No matter which team or driver people support in F1, Robert Kubica is most likely on most people’s list of favorite drivers. The man from Poland was always soft-spoken, calm and never exuded the feeling of hatred or jealousy.
Williams and Renault briefly flirted with the idea of bringing him back into the scheme of things of F1 for the 2018 season, but ultimately, Russian rookie, Sergey Sirotkin, was picked. But Kubica has completed his fairytale comeback as Williams confirmed him for 2019.
Right from his F1 debut back in 2006 for BMW Sauber, he showed great promise and desire to be one of F1’s greatest.
Ever consistent with rarely any mistakes during race-day, his potential was unearthed when he finished on the podium in only his third ever F1 race at Monza. It was a proud and emotional moment for him, as he was the first ever Polish driver to stand on a F1-podium and for a brief period he even led the race.
Robert Kubica and the Canadian Grand Prix
The lowest point of his career came, when he suffered a massive and nearly fatal crash during the 2007 Canadian Grand Prix, approaching the hairpin with too much speed to maneuver and his misery was compounded when he hit a bump and was airborn, therefore unable to control his car.
Luckily, he did not suffer any major injuries and was able to return to F1 a race later. This unfortunate accident helped the world of F1 discover another future champion and the heir apparent to the great Michael Schumacher in German Sebastien Vettel. He replaced Kubica for the next GP in the United States.
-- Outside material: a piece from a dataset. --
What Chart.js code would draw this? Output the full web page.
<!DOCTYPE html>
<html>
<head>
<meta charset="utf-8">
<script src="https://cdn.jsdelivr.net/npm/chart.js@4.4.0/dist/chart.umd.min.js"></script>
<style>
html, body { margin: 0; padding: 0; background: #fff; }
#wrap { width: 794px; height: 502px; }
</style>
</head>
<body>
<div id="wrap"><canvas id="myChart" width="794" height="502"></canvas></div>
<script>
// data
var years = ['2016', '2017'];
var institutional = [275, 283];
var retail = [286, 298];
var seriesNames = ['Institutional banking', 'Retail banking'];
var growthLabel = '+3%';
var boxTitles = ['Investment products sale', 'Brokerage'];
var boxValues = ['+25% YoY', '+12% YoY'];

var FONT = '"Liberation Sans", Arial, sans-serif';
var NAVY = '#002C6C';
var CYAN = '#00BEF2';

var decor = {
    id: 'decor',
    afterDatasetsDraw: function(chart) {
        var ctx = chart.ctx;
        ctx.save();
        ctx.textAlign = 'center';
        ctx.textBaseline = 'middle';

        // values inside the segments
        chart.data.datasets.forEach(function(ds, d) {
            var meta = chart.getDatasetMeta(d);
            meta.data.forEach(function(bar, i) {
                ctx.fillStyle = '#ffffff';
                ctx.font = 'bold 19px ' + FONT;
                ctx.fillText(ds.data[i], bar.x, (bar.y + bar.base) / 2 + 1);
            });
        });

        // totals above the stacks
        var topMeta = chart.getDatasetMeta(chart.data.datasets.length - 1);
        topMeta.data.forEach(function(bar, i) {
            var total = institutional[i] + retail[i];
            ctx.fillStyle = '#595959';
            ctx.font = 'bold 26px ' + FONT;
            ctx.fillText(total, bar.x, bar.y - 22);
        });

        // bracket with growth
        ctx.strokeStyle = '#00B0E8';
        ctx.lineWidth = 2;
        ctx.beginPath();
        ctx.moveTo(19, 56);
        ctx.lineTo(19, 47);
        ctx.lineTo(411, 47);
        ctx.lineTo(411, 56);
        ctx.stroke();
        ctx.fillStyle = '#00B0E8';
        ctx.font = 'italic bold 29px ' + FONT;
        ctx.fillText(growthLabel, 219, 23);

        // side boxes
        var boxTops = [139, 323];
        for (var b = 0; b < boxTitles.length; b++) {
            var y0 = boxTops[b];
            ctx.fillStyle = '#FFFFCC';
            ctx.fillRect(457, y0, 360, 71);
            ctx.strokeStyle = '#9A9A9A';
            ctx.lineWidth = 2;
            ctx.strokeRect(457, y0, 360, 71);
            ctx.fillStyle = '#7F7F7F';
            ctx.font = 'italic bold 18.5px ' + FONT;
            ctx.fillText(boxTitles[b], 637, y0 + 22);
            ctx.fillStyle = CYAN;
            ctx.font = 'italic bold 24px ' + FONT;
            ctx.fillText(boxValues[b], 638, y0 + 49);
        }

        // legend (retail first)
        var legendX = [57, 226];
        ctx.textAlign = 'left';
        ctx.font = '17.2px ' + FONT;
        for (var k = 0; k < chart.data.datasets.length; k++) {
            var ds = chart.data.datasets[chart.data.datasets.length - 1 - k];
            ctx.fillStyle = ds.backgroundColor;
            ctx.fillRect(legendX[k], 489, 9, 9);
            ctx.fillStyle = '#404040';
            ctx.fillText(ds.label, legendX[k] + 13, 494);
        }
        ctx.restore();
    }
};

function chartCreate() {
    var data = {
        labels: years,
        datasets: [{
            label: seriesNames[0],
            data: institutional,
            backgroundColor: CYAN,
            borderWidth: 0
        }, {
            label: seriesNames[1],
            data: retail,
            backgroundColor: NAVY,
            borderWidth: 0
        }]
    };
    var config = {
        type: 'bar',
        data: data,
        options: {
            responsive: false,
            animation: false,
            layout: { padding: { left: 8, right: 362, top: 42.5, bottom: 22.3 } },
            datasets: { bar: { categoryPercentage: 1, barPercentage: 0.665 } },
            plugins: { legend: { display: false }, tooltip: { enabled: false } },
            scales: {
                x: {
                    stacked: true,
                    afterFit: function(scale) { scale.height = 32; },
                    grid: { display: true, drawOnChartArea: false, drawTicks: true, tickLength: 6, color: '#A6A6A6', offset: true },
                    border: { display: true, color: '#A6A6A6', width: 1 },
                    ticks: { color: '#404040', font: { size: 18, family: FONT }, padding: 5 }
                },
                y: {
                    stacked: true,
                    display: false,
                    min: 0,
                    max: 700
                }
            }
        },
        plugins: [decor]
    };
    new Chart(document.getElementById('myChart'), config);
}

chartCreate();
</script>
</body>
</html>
So how poetic was it that the Pole’s first win also happened to be at the same place where he suffered his horrific crash? A year after the accident, Robert Kubica claimed his first and only F1 victory to date in the 2008 Canadian Grand Prix and led the World Drivers’ Championship of F1 for the first time in his career.
Return to action in 2017
Always a fighter and never one to back down from challenges, Kubica defied the odds to return to F1 testing in mid-2017 after suffering another major crash at a rally race in 2011.
Many believed he wouldn’t be able to race again because his right hand doesn’t function as well as it did before. But he would have none of it and completed a private test of the Renault car at Valencia.
If Kimi Raikkonen is considered the coolest driver on the grid (pun intended), then surely the title of the nicest driver should be given to Robert Kubica.
Mark Webber, in his autobiography “Aussie Grit”, has stated that it is “the sport’s loss” that Kubica could not contribute more than what he did, considering his capabilities and it could not be expressed more aptly than that.